What you should do →
From the listing below, restate word for word the lines from the line containing "What Chart.js code" down through the line containing "const x = chart.scales.x;". Exclude pictures.

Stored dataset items
-- START --
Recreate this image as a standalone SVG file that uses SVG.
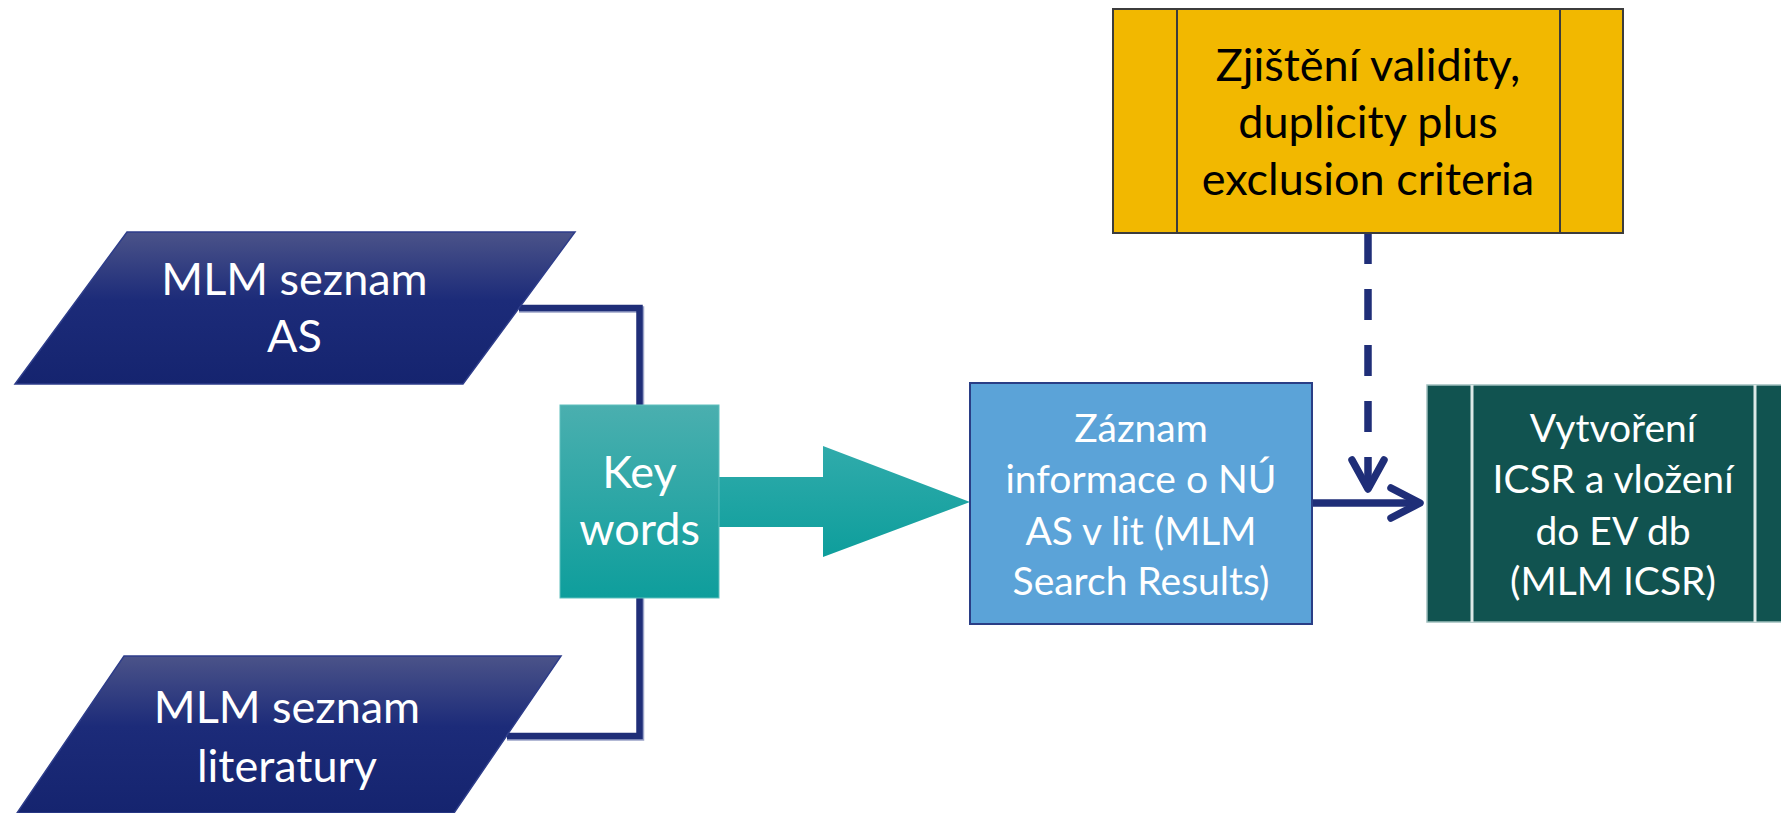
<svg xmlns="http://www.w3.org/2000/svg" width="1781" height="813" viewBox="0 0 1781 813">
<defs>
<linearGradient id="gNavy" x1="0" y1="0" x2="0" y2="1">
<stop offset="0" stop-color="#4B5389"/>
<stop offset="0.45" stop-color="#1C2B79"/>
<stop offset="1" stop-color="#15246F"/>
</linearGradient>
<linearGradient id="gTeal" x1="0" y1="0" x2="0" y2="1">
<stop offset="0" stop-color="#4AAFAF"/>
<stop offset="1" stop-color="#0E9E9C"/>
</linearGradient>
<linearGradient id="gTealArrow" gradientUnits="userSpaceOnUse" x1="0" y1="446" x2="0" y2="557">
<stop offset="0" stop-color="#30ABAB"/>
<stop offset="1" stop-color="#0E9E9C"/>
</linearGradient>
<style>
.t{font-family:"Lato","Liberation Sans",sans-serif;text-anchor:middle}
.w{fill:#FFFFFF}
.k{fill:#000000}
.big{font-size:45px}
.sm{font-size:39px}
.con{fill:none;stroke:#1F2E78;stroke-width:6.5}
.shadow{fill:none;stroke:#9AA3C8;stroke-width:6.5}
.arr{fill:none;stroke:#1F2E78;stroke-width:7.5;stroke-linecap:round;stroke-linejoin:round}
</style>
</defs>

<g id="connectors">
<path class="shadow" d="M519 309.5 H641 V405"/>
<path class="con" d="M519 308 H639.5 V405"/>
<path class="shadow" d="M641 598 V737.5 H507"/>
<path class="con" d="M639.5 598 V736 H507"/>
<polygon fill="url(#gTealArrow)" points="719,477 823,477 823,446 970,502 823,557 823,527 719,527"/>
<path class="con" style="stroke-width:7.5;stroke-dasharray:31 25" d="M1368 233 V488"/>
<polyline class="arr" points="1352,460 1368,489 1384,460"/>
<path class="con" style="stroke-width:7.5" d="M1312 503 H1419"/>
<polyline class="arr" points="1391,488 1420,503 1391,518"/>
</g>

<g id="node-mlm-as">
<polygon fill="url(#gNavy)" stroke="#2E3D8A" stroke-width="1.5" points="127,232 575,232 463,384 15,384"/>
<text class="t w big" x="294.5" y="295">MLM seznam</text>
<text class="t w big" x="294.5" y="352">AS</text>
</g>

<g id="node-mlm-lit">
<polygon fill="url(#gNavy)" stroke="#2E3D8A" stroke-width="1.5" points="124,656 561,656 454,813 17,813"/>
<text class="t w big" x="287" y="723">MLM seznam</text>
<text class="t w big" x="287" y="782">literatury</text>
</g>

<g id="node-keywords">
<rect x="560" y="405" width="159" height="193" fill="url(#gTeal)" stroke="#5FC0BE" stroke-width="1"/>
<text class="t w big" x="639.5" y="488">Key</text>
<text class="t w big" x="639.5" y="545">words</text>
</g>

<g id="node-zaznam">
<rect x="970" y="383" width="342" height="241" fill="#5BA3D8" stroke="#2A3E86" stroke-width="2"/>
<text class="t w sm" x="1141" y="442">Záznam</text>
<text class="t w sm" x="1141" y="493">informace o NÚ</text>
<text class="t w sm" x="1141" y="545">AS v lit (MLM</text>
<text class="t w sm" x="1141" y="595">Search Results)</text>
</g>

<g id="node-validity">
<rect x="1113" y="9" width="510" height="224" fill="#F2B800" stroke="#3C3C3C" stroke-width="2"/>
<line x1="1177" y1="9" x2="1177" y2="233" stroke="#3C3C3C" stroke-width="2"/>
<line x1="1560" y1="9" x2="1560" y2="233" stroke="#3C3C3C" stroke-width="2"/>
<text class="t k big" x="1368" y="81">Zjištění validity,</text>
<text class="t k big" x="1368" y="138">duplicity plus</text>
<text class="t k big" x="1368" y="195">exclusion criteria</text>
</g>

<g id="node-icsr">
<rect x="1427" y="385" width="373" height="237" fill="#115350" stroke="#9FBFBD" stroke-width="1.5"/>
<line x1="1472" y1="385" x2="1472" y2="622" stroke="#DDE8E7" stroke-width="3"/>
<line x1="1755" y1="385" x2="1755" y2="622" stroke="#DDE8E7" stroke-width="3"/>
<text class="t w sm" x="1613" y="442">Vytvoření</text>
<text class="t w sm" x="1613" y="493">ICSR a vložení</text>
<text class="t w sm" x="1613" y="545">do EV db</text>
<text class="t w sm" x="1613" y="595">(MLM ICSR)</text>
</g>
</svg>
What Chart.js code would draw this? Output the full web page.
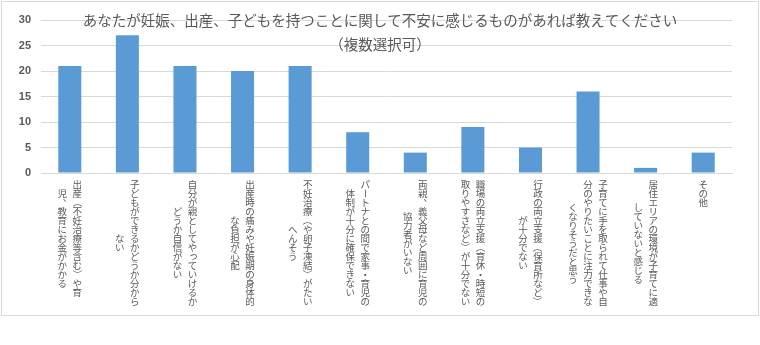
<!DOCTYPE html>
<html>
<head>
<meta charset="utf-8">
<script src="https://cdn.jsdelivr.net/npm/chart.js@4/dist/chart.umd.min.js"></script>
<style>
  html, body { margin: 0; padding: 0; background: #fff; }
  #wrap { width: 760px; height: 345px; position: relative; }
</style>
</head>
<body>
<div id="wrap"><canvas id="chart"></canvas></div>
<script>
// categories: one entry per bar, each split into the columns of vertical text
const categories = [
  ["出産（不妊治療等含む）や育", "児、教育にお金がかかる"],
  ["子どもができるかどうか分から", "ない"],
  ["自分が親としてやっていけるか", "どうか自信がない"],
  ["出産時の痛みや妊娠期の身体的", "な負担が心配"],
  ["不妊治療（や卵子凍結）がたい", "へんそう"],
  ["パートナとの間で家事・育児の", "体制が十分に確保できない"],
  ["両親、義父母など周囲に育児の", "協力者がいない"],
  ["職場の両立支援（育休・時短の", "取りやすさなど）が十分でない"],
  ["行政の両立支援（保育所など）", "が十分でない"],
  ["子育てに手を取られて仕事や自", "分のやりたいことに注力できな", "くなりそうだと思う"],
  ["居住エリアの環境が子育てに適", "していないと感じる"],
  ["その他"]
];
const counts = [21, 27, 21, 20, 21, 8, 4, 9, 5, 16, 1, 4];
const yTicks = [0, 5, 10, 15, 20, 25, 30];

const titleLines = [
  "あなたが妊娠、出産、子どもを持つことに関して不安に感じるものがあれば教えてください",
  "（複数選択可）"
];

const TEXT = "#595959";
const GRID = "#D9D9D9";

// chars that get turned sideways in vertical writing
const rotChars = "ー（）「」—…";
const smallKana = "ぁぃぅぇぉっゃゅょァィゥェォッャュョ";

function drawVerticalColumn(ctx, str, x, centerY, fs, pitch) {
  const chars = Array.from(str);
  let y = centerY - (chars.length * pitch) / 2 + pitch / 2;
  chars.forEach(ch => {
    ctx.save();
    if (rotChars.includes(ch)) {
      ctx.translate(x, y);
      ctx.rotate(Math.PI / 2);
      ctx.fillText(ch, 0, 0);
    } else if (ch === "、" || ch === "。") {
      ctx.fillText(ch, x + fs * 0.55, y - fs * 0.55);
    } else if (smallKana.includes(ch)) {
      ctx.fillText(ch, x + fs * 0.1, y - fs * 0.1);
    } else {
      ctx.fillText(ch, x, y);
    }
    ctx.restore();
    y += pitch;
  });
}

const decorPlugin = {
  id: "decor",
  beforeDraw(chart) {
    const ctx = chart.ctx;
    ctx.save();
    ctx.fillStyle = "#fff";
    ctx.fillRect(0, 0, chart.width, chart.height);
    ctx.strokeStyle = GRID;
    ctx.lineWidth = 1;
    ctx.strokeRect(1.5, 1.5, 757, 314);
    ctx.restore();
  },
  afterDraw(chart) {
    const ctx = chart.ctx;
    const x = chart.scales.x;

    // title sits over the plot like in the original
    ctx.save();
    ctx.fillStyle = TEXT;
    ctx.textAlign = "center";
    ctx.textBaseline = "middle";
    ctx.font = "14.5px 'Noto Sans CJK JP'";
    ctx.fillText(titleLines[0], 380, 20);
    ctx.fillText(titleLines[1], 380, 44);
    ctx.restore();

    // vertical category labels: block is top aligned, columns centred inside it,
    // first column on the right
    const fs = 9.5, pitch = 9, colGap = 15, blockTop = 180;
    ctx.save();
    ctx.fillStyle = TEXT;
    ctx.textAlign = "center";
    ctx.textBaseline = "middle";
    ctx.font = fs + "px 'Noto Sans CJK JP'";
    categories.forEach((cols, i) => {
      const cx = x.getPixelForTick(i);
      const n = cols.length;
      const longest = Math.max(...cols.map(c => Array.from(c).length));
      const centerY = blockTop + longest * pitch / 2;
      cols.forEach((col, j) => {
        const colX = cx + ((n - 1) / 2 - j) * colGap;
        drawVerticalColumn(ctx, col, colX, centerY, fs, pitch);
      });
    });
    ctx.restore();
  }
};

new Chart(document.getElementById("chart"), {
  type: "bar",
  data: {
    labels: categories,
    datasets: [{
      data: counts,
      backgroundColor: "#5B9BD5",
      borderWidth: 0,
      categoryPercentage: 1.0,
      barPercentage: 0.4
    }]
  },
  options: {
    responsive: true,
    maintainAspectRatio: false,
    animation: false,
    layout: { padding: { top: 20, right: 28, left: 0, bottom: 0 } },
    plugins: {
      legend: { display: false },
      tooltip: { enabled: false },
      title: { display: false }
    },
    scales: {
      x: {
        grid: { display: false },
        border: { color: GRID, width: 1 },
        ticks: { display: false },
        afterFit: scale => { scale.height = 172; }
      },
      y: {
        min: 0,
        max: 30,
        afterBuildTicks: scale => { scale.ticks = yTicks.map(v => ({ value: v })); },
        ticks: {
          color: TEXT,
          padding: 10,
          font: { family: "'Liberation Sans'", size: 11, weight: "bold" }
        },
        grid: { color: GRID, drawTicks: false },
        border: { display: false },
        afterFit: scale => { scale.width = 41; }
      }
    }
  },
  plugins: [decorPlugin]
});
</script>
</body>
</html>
-- END --
Task answer →
What Chart.js code would draw this? Output the full web page.
<!DOCTYPE html>
<html>
<head>
<meta charset="utf-8">
<script src="https://cdn.jsdelivr.net/npm/chart.js@4/dist/chart.umd.min.js"></script>
<style>
  html, body { margin: 0; padding: 0; background: #fff; }
  #wrap { width: 760px; height: 345px; position: relative; }
</style>
</head>
<body>
<div id="wrap"><canvas id="chart"></canvas></div>
<script>
// categories: one entry per bar, each split into the columns of vertical text
const categories = [
  ["出産（不妊治療等含む）や育", "児、教育にお金がかかる"],
  ["子どもができるかどうか分から", "ない"],
  ["自分が親としてやっていけるか", "どうか自信がない"],
  ["出産時の痛みや妊娠期の身体的", "な負担が心配"],
  ["不妊治療（や卵子凍結）がたい", "へんそう"],
  ["パートナとの間で家事・育児の", "体制が十分に確保できない"],
  ["両親、義父母など周囲に育児の", "協力者がいない"],
  ["職場の両立支援（育休・時短の", "取りやすさなど）が十分でない"],
  ["行政の両立支援（保育所など）", "が十分でない"],
  ["子育てに手を取られて仕事や自", "分のやりたいことに注力できな", "くなりそうだと思う"],
  ["居住エリアの環境が子育てに適", "していないと感じる"],
  ["その他"]
];
const counts = [21, 27, 21, 20, 21, 8, 4, 9, 5, 16, 1, 4];
const yTicks = [0, 5, 10, 15, 20, 25, 30];

const titleLines = [
  "あなたが妊娠、出産、子どもを持つことに関して不安に感じるものがあれば教えてください",
  "（複数選択可）"
];

const TEXT = "#595959";
const GRID = "#D9D9D9";

// chars that get turned sideways in vertical writing
const rotChars = "ー（）「」—…";
const smallKana = "ぁぃぅぇぉっゃゅょァィゥェォッャュョ";

function drawVerticalColumn(ctx, str, x, centerY, fs, pitch) {
  const chars = Array.from(str);
  let y = centerY - (chars.length * pitch) / 2 + pitch / 2;
  chars.forEach(ch => {
    ctx.save();
    if (rotChars.includes(ch)) {
      ctx.translate(x, y);
      ctx.rotate(Math.PI / 2);
      ctx.fillText(ch, 0, 0);
    } else if (ch === "、" || ch === "。") {
      ctx.fillText(ch, x + fs * 0.55, y - fs * 0.55);
    } else if (smallKana.includes(ch)) {
      ctx.fillText(ch, x + fs * 0.1, y - fs * 0.1);
    } else {
      ctx.fillText(ch, x, y);
    }
    ctx.restore();
    y += pitch;
  });
}

const decorPlugin = {
  id: "decor",
  beforeDraw(chart) {
    const ctx = chart.ctx;
    ctx.save();
    ctx.fillStyle = "#fff";
    ctx.fillRect(0, 0, chart.width, chart.height);
    ctx.strokeStyle = GRID;
    ctx.lineWidth = 1;
    ctx.strokeRect(1.5, 1.5, 757, 314);
    ctx.restore();
  },
  afterDraw(chart) {
    const ctx = chart.ctx;
    const x = chart.scales.x;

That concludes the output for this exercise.